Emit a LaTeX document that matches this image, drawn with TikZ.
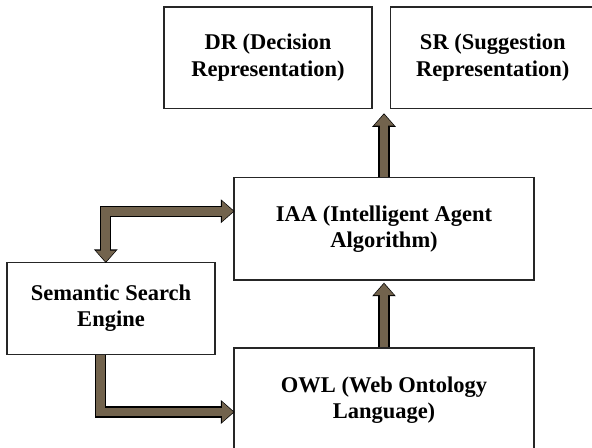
\documentclass[tikz,border=0pt]{standalone}
\usepackage{fontspec}
\setmainfont{Liberation Serif}
\usetikzlibrary{calc,arrows.meta}

\definecolor{flowbrown}{RGB}{114,99,77}

\begin{document}
\begin{tikzpicture}[block/.style={draw=black!85,line width=0.9pt,fill=white,align=center,
                                  font=\fontsize{16}{18.5}\selectfont\bfseries},
                    wide block/.style={block,minimum width=7.5cm,minimum height=2.56cm},
                    flowtip/.tip={Triangle[length=0.28cm,width=0.48cm]},
                    rimtip/.tip={Triangle[length=0.34cm,width=0.57cm]},
                    flow/.style={line width=0.22cm,draw=flowbrown,-flowtip,
                                 preaction={draw=black,line width=0.28cm,-rimtip,shorten >=-0.03cm}},
                    flow both/.style={line width=0.22cm,draw=flowbrown,flowtip-flowtip,
                                      preaction={draw=black,line width=0.28cm,rimtip-rimtip,
                                                 shorten >=-0.03cm,shorten <=-0.03cm}}]
      \useasboundingbox (0,0) rectangle (14.8,11.2);
      \clip (0,0) rectangle (14.8,11.2);

      \node[block,minimum width=5.2cm,minimum height=2.53cm] (dr) at (6.7,9.76) {
        DR (Decision\\
        Representation)
      };
      \node[block,minimum width=5.13cm,minimum height=2.53cm] (sr) at (12.32,9.76) {
        SR (Suggestion\\
        Representation)
      };

      \node[wide block] (iaa) at (9.6,5.48) {
        IAA (Intelligent Agent\\
        Algorithm)
      };
      \node[block,minimum width=5.2cm,minimum height=2.3cm] (sse) at (2.775,3.49) {
        Semantic Search\\
        Engine
      };
      \node[wide block,minimum height=2.6cm] (owl) at (9.6,1.2) {
        OWL (Web Ontology\\
        Language)
      };

      \coordinate (fork) at ($ (iaa.north |- dr.south) + (0,-0.14) $);

      \draw[flow] (iaa.north) -- (fork);
      \draw[flow] (owl.north) -- ($ (iaa.south) + (0,-0.08) $);
      \draw[flow both] ($ (sse.north) + (-0.13,0) $) |- ($ (iaa.west) + (0,0.44) $);
      \draw[flow] ($ (sse.south) + (-0.265,0) $) |- ($ (owl.west) + (0,-0.3) $);
    \end{tikzpicture}
\end{document}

#####

▶ Directions
Restate the data above word for word. Do not include the images.

▶ Exercise result
Emit a LaTeX document that matches this image, drawn with TikZ.
\documentclass[tikz,border=0pt]{standalone}
\usepackage{fontspec}
\setmainfont{Liberation Serif}
\usetikzlibrary{calc,arrows.meta}

\definecolor{flowbrown}{RGB}{114,99,77}

\begin{document}
\begin{tikzpicture}[block/.style={draw=black!85,line width=0.9pt,fill=white,align=center,
                                  font=\fontsize{16}{18.5}\selectfont\bfseries},
                    wide block/.style={block,minimum width=7.5cm,minimum height=2.56cm},
                    flowtip/.tip={Triangle[length=0.28cm,width=0.48cm]},
                    rimtip/.tip={Triangle[length=0.34cm,width=0.57cm]},
                    flow/.style={line width=0.22cm,draw=flowbrown,-flowtip,
                                 preaction={draw=black,line width=0.28cm,-rimtip,shorten >=-0.03cm}},
                    flow both/.style={line width=0.22cm,draw=flowbrown,flowtip-flowtip,
                                      preaction={draw=black,line width=0.28cm,rimtip-rimtip,
                                                 shorten >=-0.03cm,shorten <=-0.03cm}}]
      \useasboundingbox (0,0) rectangle (14.8,11.2);
      \clip (0,0) rectangle (14.8,11.2);

      \node[block,minimum width=5.2cm,minimum height=2.53cm] (dr) at (6.7,9.76) {
        DR (Decision\\
        Representation)
      };
      \node[block,minimum width=5.13cm,minimum height=2.53cm] (sr) at (12.32,9.76) {
        SR (Suggestion\\
        Representation)
      };

      \node[wide block] (iaa) at (9.6,5.48) {
        IAA (Intelligent Agent\\
        Algorithm)
      };
      \node[block,minimum width=5.2cm,minimum height=2.3cm] (sse) at (2.775,3.49) {
        Semantic Search\\
        Engine
      };
      \node[wide block,minimum height=2.6cm] (owl) at (9.6,1.2) {
        OWL (Web Ontology\\
        Language)
      };

      \coordinate (fork) at ($ (iaa.north |- dr.south) + (0,-0.14) $);

      \draw[flow] (iaa.north) -- (fork);
      \draw[flow] (owl.north) -- ($ (iaa.south) + (0,-0.08) $);
      \draw[flow both] ($ (sse.north) + (-0.13,0) $) |- ($ (iaa.west) + (0,0.44) $);
      \draw[flow] ($ (sse.south) + (-0.265,0) $) |- ($ (owl.west) + (0,-0.3) $);
    \end{tikzpicture}
\end{document}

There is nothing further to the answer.